**** Available data

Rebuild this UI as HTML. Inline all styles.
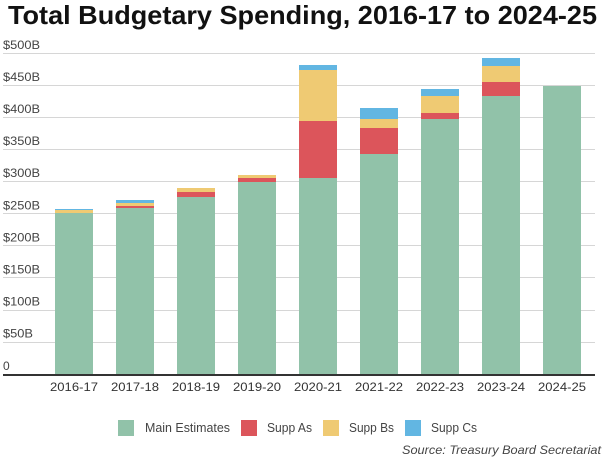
<!DOCTYPE html>
<html><head><meta charset="utf-8"><style>
html,body{margin:0;padding:0;background:#fff;}
svg{display:block;}
text{font-family:"Liberation Sans",sans-serif;}
</style></head><body>
<svg width="608" height="459" viewBox="0 0 608 459" xmlns="http://www.w3.org/2000/svg">
<rect width="608" height="459" fill="#fff"/>
<text x="8" y="24" font-size="26" font-weight="bold" fill="#111" textLength="589" lengthAdjust="spacingAndGlyphs">Total Budgetary Spending, 2016-17 to 2024-25</text>
<g fill="#d6d6d6">
<rect x="3" y="53" width="592" height="1"/>
<rect x="3" y="85" width="592" height="1"/>
<rect x="3" y="117" width="592" height="1"/>
<rect x="3" y="149" width="592" height="1"/>
<rect x="3" y="181" width="592" height="1"/>
<rect x="3" y="213" width="592" height="1"/>
<rect x="3" y="245" width="592" height="1"/>
<rect x="3" y="277" width="592" height="1"/>
<rect x="3" y="310" width="592" height="1"/>
<rect x="3" y="342" width="592" height="1"/>
</g>
<g font-size="12" fill="#444">
<text x="3" y="49" textLength="37" lengthAdjust="spacingAndGlyphs">$500B</text>
<text x="3" y="81" textLength="37" lengthAdjust="spacingAndGlyphs">$450B</text>
<text x="3" y="113" textLength="37" lengthAdjust="spacingAndGlyphs">$400B</text>
<text x="3" y="145" textLength="37" lengthAdjust="spacingAndGlyphs">$350B</text>
<text x="3" y="177" textLength="37" lengthAdjust="spacingAndGlyphs">$300B</text>
<text x="3" y="209.5" textLength="37" lengthAdjust="spacingAndGlyphs">$250B</text>
<text x="3" y="241.5" textLength="37" lengthAdjust="spacingAndGlyphs">$200B</text>
<text x="3" y="273.5" textLength="37" lengthAdjust="spacingAndGlyphs">$150B</text>
<text x="3" y="305.5" textLength="37" lengthAdjust="spacingAndGlyphs">$100B</text>
<text x="3" y="337.5" textLength="30" lengthAdjust="spacingAndGlyphs">$50B</text>
<text x="3" y="370">0</text>
</g>
<g>
<rect x="55" y="213" width="38" height="161" fill="#91c2a9"/>
<rect x="55" y="210" width="38" height="3" fill="#efca73"/>
<rect x="55" y="209" width="38" height="1" fill="#62b6e2"/>
<rect x="116" y="208" width="38" height="166" fill="#91c2a9"/>
<rect x="116" y="206" width="38" height="2" fill="#dc555b"/>
<rect x="116" y="203" width="38" height="3" fill="#efca73"/>
<rect x="116" y="200" width="38" height="3" fill="#62b6e2"/>
<rect x="177" y="197" width="38" height="177" fill="#91c2a9"/>
<rect x="177" y="192" width="38" height="5" fill="#dc555b"/>
<rect x="177" y="188" width="38" height="4" fill="#efca73"/>
<rect x="238" y="182" width="38" height="192" fill="#91c2a9"/>
<rect x="238" y="178" width="38" height="4" fill="#dc555b"/>
<rect x="238" y="175" width="38" height="3" fill="#efca73"/>
<rect x="299" y="178" width="38" height="196" fill="#91c2a9"/>
<rect x="299" y="121" width="38" height="57" fill="#dc555b"/>
<rect x="299" y="70" width="38" height="51" fill="#efca73"/>
<rect x="299" y="65" width="38" height="5" fill="#62b6e2"/>
<rect x="360" y="154" width="38" height="220" fill="#91c2a9"/>
<rect x="360" y="128" width="38" height="26" fill="#dc555b"/>
<rect x="360" y="119" width="38" height="9" fill="#efca73"/>
<rect x="360" y="108" width="38" height="11" fill="#62b6e2"/>
<rect x="421" y="119" width="38" height="255" fill="#91c2a9"/>
<rect x="421" y="113" width="38" height="6" fill="#dc555b"/>
<rect x="421" y="96" width="38" height="17" fill="#efca73"/>
<rect x="421" y="89" width="38" height="7" fill="#62b6e2"/>
<rect x="482" y="96" width="38" height="278" fill="#91c2a9"/>
<rect x="482" y="82" width="38" height="14" fill="#dc555b"/>
<rect x="482" y="66" width="38" height="16" fill="#efca73"/>
<rect x="482" y="58" width="38" height="8" fill="#62b6e2"/>
<rect x="543" y="86" width="38" height="288" fill="#91c2a9"/>
</g>
<rect x="3" y="374" width="592" height="2" fill="#333"/>
<g font-size="12" fill="#333" text-anchor="middle">
<text x="74" y="391" textLength="48" lengthAdjust="spacingAndGlyphs">2016-17</text>
<text x="135" y="391" textLength="48" lengthAdjust="spacingAndGlyphs">2017-18</text>
<text x="196" y="391" textLength="48" lengthAdjust="spacingAndGlyphs">2018-19</text>
<text x="257" y="391" textLength="48" lengthAdjust="spacingAndGlyphs">2019-20</text>
<text x="318" y="391" textLength="48" lengthAdjust="spacingAndGlyphs">2020-21</text>
<text x="379" y="391" textLength="48" lengthAdjust="spacingAndGlyphs">2021-22</text>
<text x="440" y="391" textLength="48" lengthAdjust="spacingAndGlyphs">2022-23</text>
<text x="501" y="391" textLength="48" lengthAdjust="spacingAndGlyphs">2023-24</text>
<text x="562" y="391" textLength="48" lengthAdjust="spacingAndGlyphs">2024-25</text>
</g>
<rect x="118" y="420" width="16" height="16" fill="#91c2a9"/>
<rect x="241" y="420" width="16" height="16" fill="#dc555b"/>
<rect x="323" y="420" width="16" height="16" fill="#efca73"/>
<rect x="405" y="420" width="16" height="16" fill="#62b6e2"/>
<g font-size="13" fill="#444">
<text x="145" y="432" textLength="85" lengthAdjust="spacingAndGlyphs">Main Estimates</text>
<text x="267" y="432" textLength="45" lengthAdjust="spacingAndGlyphs">Supp As</text>
<text x="349" y="432" textLength="45" lengthAdjust="spacingAndGlyphs">Supp Bs</text>
<text x="431" y="432" textLength="46" lengthAdjust="spacingAndGlyphs">Supp Cs</text>
</g>
<text x="402" y="454" font-size="12" font-style="italic" fill="#444" textLength="199" lengthAdjust="spacingAndGlyphs">Source: Treasury Board Secretariat</text>
</svg>
</body></html>
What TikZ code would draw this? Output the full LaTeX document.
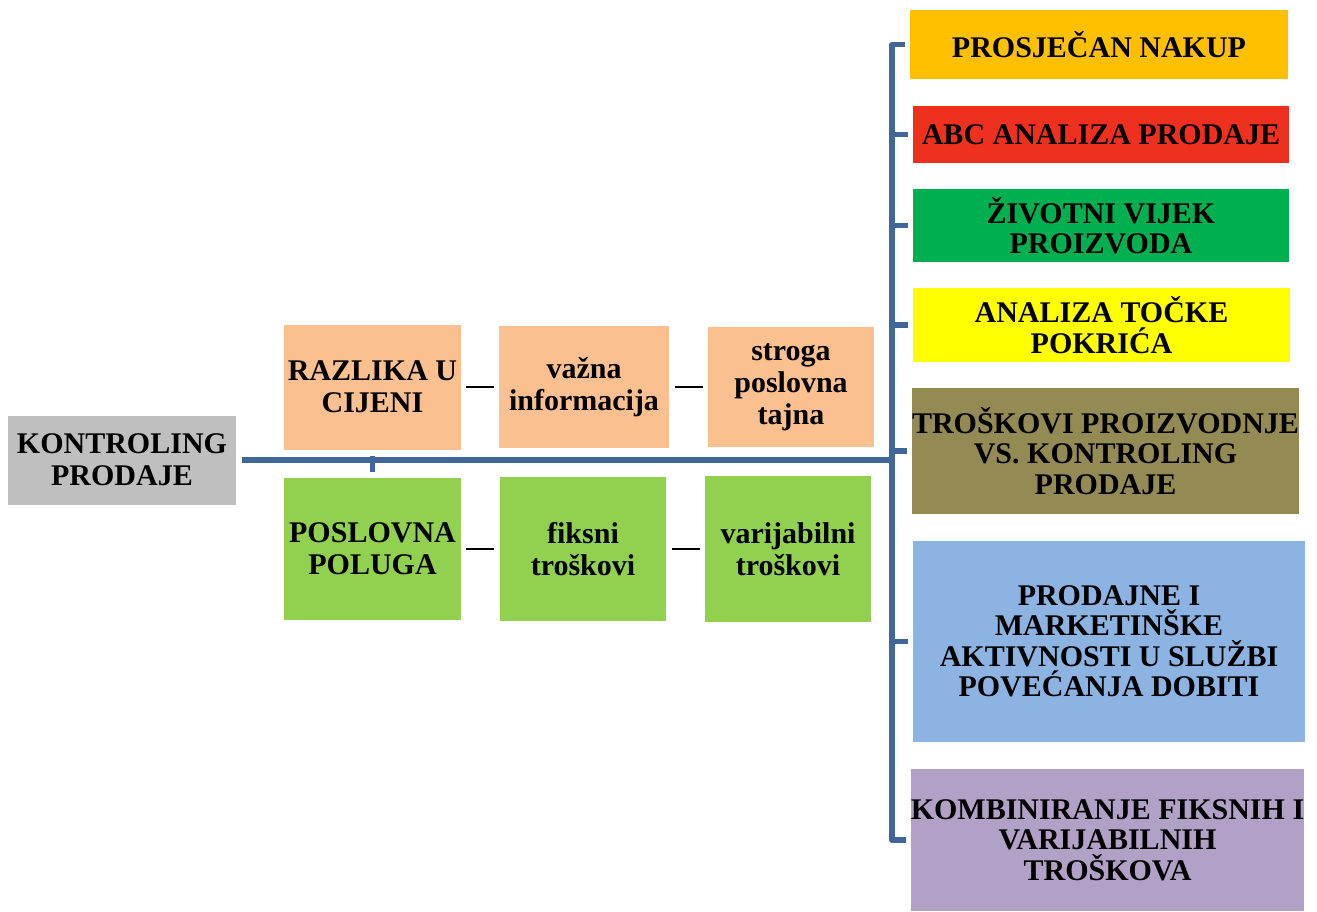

********

▶ _What to do_
Take every line above carrying "this" and return it.

▶ _The solution_
Rebuild this UI as HTML. Inline all styles.
What TikZ code would draw this? Output the full LaTeX document.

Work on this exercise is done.